If he is mentaly retarded and has some money, I could easily see someone taking advantage of this situation and selling him that car claiming its a 7 series, and since they are a "nice person" they will sell it to him for only 60,000. :tsk: And he probably has no clue its not a real BMW. People can be just jerks.

but if thats not the case, and the guy did it him self. what a dumbass.


----------



## SNIFFLES (Apr 6, 2006)

ohhhhhhhhhhh lord


----------



## ortoman (Jan 7, 2006)

*Now I have a proof!*

That stupidity has no limits :rofl:


----------



## BMWE30freak (Mar 19, 2006)

retarded has a whole new definition.


----------



## BMWRaceCA (Jan 3, 2007)

I've registered just to post this message. Is this the same guy as in the first photos of our silly Honda?

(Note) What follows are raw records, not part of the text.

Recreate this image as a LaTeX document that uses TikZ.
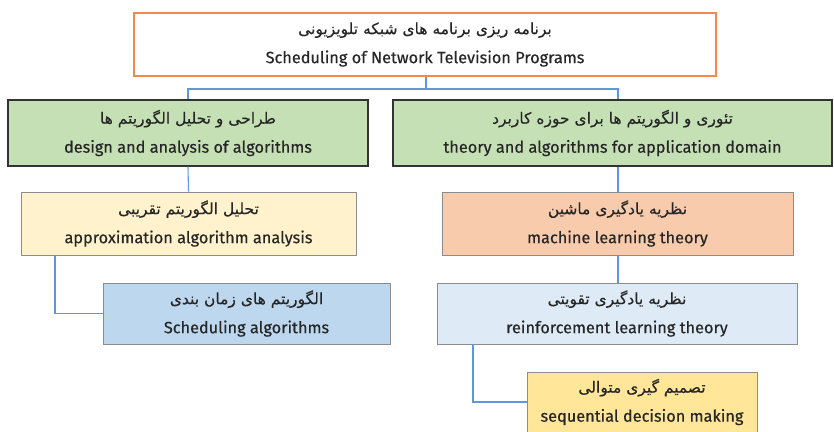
\documentclass[tikz,border=0pt]{standalone}
\usepackage{fontspec}
\setmainfont{Fira Sans}[FakeBold=0.35]
\newfontfamily\fa[Script=Arabic,FakeBold=0.3]{DejaVu Sans}
\TeXXeTstate=1
\definecolor{linkblue}{HTML}{5B9BD5}
\definecolor{txt}{HTML}{262626}
\definecolor{orangeb}{HTML}{F4894A}
\definecolor{greenf}{HTML}{C5E0B4}
\definecolor{creamf}{HTML}{FFF2CC}
\definecolor{salmonf}{HTML}{F8CBAD}
\definecolor{bluef}{HTML}{BDD7EE}
\definecolor{lbluef}{HTML}{DEEBF7}
\definecolor{goldf}{HTML}{FFE699}
\definecolor{grayb}{HTML}{8C8C8C}
\tikzset{
  box/.style={rectangle, draw=grayb, line width=0.9pt, align=center, inner sep=0pt,
    text=txt, font=\fontsize{16.3}{17}\selectfont},
  link/.style={draw=linkblue, line width=1.1pt},
}
\newcommand{\two}[2]{{\fa\fontsize{15.5}{17}\selectfont\beginR #1\endR}\\[12pt]#2}
\begin{document}
\begin{tikzpicture}[x=1pt,y=-1pt]
\useasboundingbox (0,0) rectangle (834,431);
\node[box, draw=orangeb, line width=1.4pt, fill=white, minimum width=582pt, minimum height=63pt] (top) at (425,44.5)
  {\two{برنامه ریزی برنامه های شبکه تلویزیونی}{Scheduling of Network Television Programs}};
\node[box, draw=black!80, line width=1.4pt, fill=greenf, minimum width=360pt, minimum height=66pt] (lg) at (188,133)
  {\two{طراحی و تحلیل الگوریتم ها}{design and analysis of algorithms}};
\node[box, draw=black!80, line width=1.4pt, fill=greenf, minimum width=439pt, minimum height=66pt] (rg) at (612.5,133)
  {\two{تئوری و الگوریتم ها برای حوزه کاربرد}{theory and algorithms for application domain}};
\node[box, fill=creamf, minimum width=335pt, minimum height=63pt] (ap) at (188.5,223.5)
  {\two{تحلیل الگوریتم تقریبی}{approximation algorithm analysis}};
\node[box, fill=salmonf, minimum width=351pt, minimum height=63pt] (ml) at (617.5,223.5)
  {\two{نظریه یادگیری ماشین}{machine learning theory}};
\node[box, fill=bluef, minimum width=287pt, minimum height=61pt] (sa) at (246.5,313.5)
  {\two{الگوریتم های زمان بندی}{Scheduling algorithms}};
\node[box, fill=lbluef, minimum width=360pt, minimum height=61pt] (rl) at (617,313.5)
  {\two{نظریه یادگیری تقویتی}{reinforcement learning theory}};
\node[box, fill=goldf, minimum width=230pt, minimum height=60pt] (sd) at (642,402)
  {\two{تصمیم گیری متوالی}{sequential decision making}};
\coordinate (j) at (426,89);
\coordinate (rx) at (618,0);
\coordinate (ax) at (55,0);
\coordinate (bx) at (473,0);
\draw[link] (top.south -| j) -- (j);
\draw[link] (j) -| (lg.north);
\draw[link] (j) -| (rg.north -| rx);
\draw[link] (lg.south) -- (ap.north);
\draw[link] (ap.south -| ax) |- (sa.west);
\draw[link] (rg.south -| rx) -- (ml.north -| rx);
\draw[link] (ml.south -| rx) -- (rl.north -| rx);
\draw[link] (rl.south -| bx) |- (sd.west);
\end{tikzpicture}
\end{document}
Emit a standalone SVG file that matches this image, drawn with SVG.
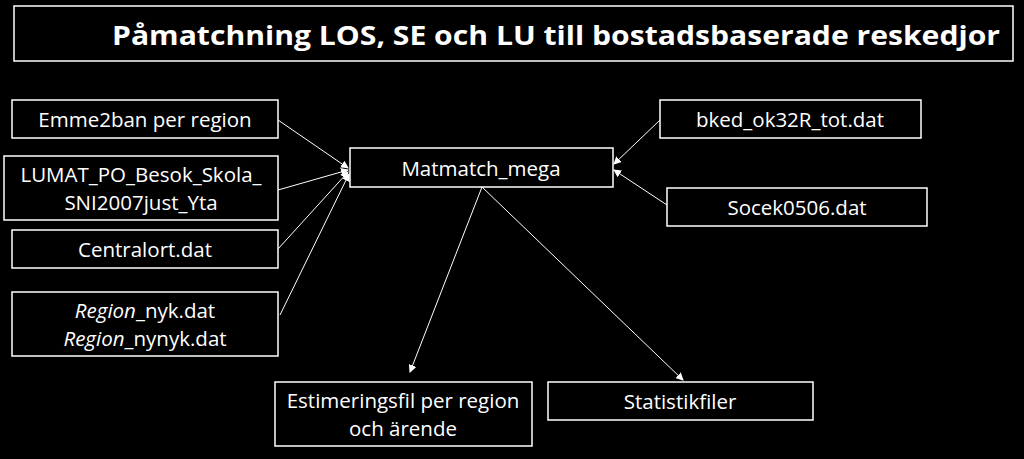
<svg xmlns="http://www.w3.org/2000/svg" width="1024" height="459" viewBox="0 0 1024 459">
<style>
.b{fill:#000;stroke:#fff;stroke-width:1.5}
.t{font-family:"Open Sans","Liberation Sans",sans-serif;font-size:20.5px;fill:#fff;text-anchor:middle}
.c line{stroke:#fff;stroke-width:1;marker-end:url(#a)}
</style>
<defs><marker id="a" markerWidth="8" markerHeight="8" refX="7" refY="4" orient="auto" markerUnits="userSpaceOnUse"><path d="M0,0 L8,4 L0,8 Z" fill="#fff"/></marker></defs>
<rect width="1024" height="459" fill="#000"/>
<g id="title"><rect class="b" x="14" y="6" width="999" height="55" stroke="#ccc"/><text x="1000" y="45" font-family="'Open Sans','Liberation Sans',sans-serif" font-weight="bold" font-size="27" fill="#fff" text-anchor="end" textLength="888" lengthAdjust="spacingAndGlyphs">Påmatchning LOS, SE och LU till bostadsbaserade reskedjor</text></g>
<g id="emme"><rect class="b" x="12" y="100" width="266" height="38"/><text class="t" x="145" y="127">Emme2ban per region</text></g>
<g id="lumat"><rect class="b" x="4" y="156" width="274" height="64"/><text class="t" x="141" y="182">LUMAT_PO_Besok_Skola_</text><text class="t" x="141" y="210">SNI2007just_Yta</text></g>
<g id="central"><rect class="b" x="12" y="230" width="266" height="38"/><text class="t" x="145" y="257">Centralort.dat</text></g>
<g id="region"><rect class="b" x="12" y="292" width="266" height="64"/><text class="t" x="145" y="318"><tspan font-style="italic">Region</tspan>_nyk.dat</text><text class="t" x="145" y="346"><tspan font-style="italic">Region</tspan>_nynyk.dat</text></g>
<g id="mat"><rect class="b" x="350" y="148" width="263" height="39"/><text class="t" x="481" y="176">Matmatch_mega</text></g>
<g id="bked"><rect class="b" x="660" y="100" width="261" height="38"/><text class="t" x="790" y="127">bked_ok32R_tot.dat</text></g>
<g id="socek"><rect class="b" x="667" y="188" width="260" height="38"/><text class="t" x="797" y="215">Socek0506.dat</text></g>
<g id="est"><rect class="b" x="275" y="382" width="257" height="64"/><text class="t" x="403" y="408">Estimeringsfil per region</text><text class="t" x="403" y="436">och ärende</text></g>
<g id="stat"><rect class="b" x="548" y="382" width="265" height="38"/><text class="t" x="680" y="409">Statistikfiler</text></g>
<g class="c">
<line x1="278" y1="120" x2="348" y2="168"/>
<line x1="278" y1="190" x2="348" y2="170"/>
<line x1="278" y1="249" x2="348" y2="172"/>
<line x1="280" y1="315" x2="349" y2="174"/>
<line x1="660" y1="120" x2="614" y2="164"/>
<line x1="667" y1="205" x2="614" y2="170"/>
<line x1="482" y1="187" x2="410" y2="372"/>
<line x1="482" y1="187" x2="683" y2="380"/>
</g>
</svg>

What kind of audience is he speaking to?

At least he's not wearing that flashy "League of Nations" shirt, but what looks to be an Italian suit!


----------



## e60lover (Dec 28, 2005)

he looks like a gopher


----------



## Snarcher! (Jan 9, 2007)

i did that to a 1990 white accord, he copied me! 

I got pulled over by a cop for speeding in it, and the cop comes back to my window with my insurance card and says "uh, you gave me the insurance for a Honda"

"this is a honda sir"

"oh"

lol


----------